An illegal cannabis grow was just discovered in a remote canyon located in California’s Death Valley.
The grow site was discovered when park rangers patrolling Death Valley National Park stumbled across the large site. At 40 acres, the operation is, ironically, located in Jail Canyon, a part of the park that is rarely visited and is located on the western side of the Panamint Mountains. Situated between Nevada and California, this natural site is not often frequented by tourists or hikers.
While illicit and unlicensed cannabis grows are already a problem for California, a state that is trying to crack down on the illegal growing and selling of cannabis, this is an even bigger deal than an unlicensed grow normally would be because it was discovered in a national park. National parks are federal land, and therefore the growers are likely going to be in even more trouble if they are caught.
Additionally, this is a concern because of how damaging cannabis grows can be if not done properly and with the environment in mind. Growing cannabis in Death Valley could have extreme, detrimental impacts on the environment.
A park spokesperson states that the plan for now is to “photograph the extent and to (hopefully) encourage the growers to abandon the site.” By publicizing that they found this grow, knowing how much trouble the growers would be in, the hope is that the growers will yield it to authorities and cut their losses.
Cannabis Grows Not Uncommon In Death Valley
This may seem like an unusual place to find a cannabis grow, especially based on the foreboding name, but actually, this is one of hundreds of grows that have been found in Death Valley over the past ten years or so. Looking for and getting rid of them is a big priority, as the chemicals used in pesticides, the clearing of the land, and the diverging of water can all have a big, negative impact on the environment.
The park service’s statement also claimed that another danger with the grows is running into the growers on remote trails or in certain areas. They have reportedly been known to threaten hikers who accidentally discover their crop.
“The natural and cultural resources in these areas are irreplaceable and invaluable, damaging them for profit shows incredible disrespect to our homeland,” Barbara Durham, Traditional Historic Preservation Officer for the Timbisha Shoshone Tribe, said according to the official statement.
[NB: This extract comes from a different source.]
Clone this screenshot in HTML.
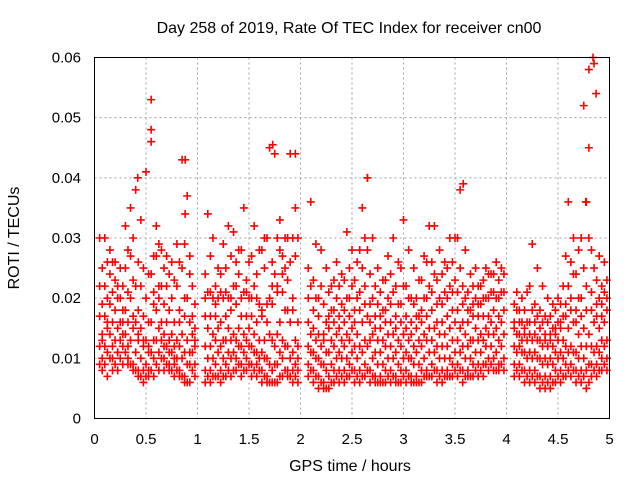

The Timbisha Shoshone Tribe’s reservation is within the park.
“Seeing irreparable damage to a fragile ecosystem rich with rare natural and cultural resources is devastating,” said Chief Ranger Rob Wissinger.
They also made statements regarding the damage done and their concern over the illegal operation.
“We are deeply saddened and concerned with the damage that these illegal activities cause,” said Durham.
If you find yourself hiking Death Valley, and you come across an illegal cannabis farm, the experts advise that you immediately leave the area and notify the National Park Service tip line by calling 888-653-0009.
Currently, Jail Canyon is closed while authorities try to get more information about the grow and hope to discourage the growers from coming back. It is not yet clear when the area will reopen or what will happen moving forward, but most likely that will depend on whether or not the owners of the grow are discovered.
While access to cannabis is an important right in California and all legal states, it is also important to respect the environment by only growing on sanctioned and approved lands, not in national parks that need protecting and conserving.